## Provided data
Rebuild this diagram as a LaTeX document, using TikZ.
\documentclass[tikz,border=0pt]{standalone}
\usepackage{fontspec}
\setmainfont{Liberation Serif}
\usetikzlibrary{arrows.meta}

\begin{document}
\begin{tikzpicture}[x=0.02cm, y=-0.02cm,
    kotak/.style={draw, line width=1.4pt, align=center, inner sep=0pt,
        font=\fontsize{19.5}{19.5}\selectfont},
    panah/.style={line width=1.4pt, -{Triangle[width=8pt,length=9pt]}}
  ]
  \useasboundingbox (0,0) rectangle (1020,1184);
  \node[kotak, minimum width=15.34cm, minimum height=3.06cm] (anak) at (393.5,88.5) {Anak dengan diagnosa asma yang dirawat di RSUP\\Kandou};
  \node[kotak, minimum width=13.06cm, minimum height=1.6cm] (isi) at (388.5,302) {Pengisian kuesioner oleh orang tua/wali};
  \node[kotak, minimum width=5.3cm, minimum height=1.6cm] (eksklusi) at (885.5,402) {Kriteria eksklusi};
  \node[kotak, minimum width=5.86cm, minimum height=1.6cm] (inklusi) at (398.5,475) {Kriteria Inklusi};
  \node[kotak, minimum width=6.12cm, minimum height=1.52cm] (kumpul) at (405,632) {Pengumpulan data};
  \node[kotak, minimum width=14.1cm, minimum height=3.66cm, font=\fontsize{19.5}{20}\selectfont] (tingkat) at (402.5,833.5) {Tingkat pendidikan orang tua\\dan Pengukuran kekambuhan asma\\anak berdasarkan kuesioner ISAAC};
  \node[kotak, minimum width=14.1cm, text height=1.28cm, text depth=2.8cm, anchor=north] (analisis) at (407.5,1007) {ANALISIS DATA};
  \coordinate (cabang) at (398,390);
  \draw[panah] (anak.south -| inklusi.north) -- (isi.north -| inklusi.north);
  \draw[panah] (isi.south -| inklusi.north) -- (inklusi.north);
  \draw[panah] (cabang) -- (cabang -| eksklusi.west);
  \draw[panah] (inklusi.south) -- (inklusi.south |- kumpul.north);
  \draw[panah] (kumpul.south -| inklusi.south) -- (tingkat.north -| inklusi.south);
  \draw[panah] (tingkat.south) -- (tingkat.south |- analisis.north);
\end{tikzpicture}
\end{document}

## Written instruction
Copy out the whole listing exactly as written.

## Right answer
Rebuild this diagram as a LaTeX document, using TikZ.
\documentclass[tikz,border=0pt]{standalone}
\usepackage{fontspec}
\setmainfont{Liberation Serif}
\usetikzlibrary{arrows.meta}

\begin{document}
\begin{tikzpicture}[x=0.02cm, y=-0.02cm,
    kotak/.style={draw, line width=1.4pt, align=center, inner sep=0pt,
        font=\fontsize{19.5}{19.5}\selectfont},
    panah/.style={line width=1.4pt, -{Triangle[width=8pt,length=9pt]}}
  ]
  \useasboundingbox (0,0) rectangle (1020,1184);
  \node[kotak, minimum width=15.34cm, minimum height=3.06cm] (anak) at (393.5,88.5) {Anak dengan diagnosa asma yang dirawat di RSUP\\Kandou};
  \node[kotak, minimum width=13.06cm, minimum height=1.6cm] (isi) at (388.5,302) {Pengisian kuesioner oleh orang tua/wali};
  \node[kotak, minimum width=5.3cm, minimum height=1.6cm] (eksklusi) at (885.5,402) {Kriteria eksklusi};
  \node[kotak, minimum width=5.86cm, minimum height=1.6cm] (inklusi) at (398.5,475) {Kriteria Inklusi};
  \node[kotak, minimum width=6.12cm, minimum height=1.52cm] (kumpul) at (405,632) {Pengumpulan data};
  \node[kotak, minimum width=14.1cm, minimum height=3.66cm, font=\fontsize{19.5}{20}\selectfont] (tingkat) at (402.5,833.5) {Tingkat pendidikan orang tua\\dan Pengukuran kekambuhan asma\\anak berdasarkan kuesioner ISAAC};
  \node[kotak, minimum width=14.1cm, text height=1.28cm, text depth=2.8cm, anchor=north] (analisis) at (407.5,1007) {ANALISIS DATA};
  \coordinate (cabang) at (398,390);
  \draw[panah] (anak.south -| inklusi.north) -- (isi.north -| inklusi.north);
  \draw[panah] (isi.south -| inklusi.north) -- (inklusi.north);
  \draw[panah] (cabang) -- (cabang -| eksklusi.west);
  \draw[panah] (inklusi.south) -- (inklusi.south |- kumpul.north);
  \draw[panah] (kumpul.south -| inklusi.south) -- (tingkat.north -| inklusi.south);
  \draw[panah] (tingkat.south) -- (tingkat.south |- analisis.north);
\end{tikzpicture}
\end{document}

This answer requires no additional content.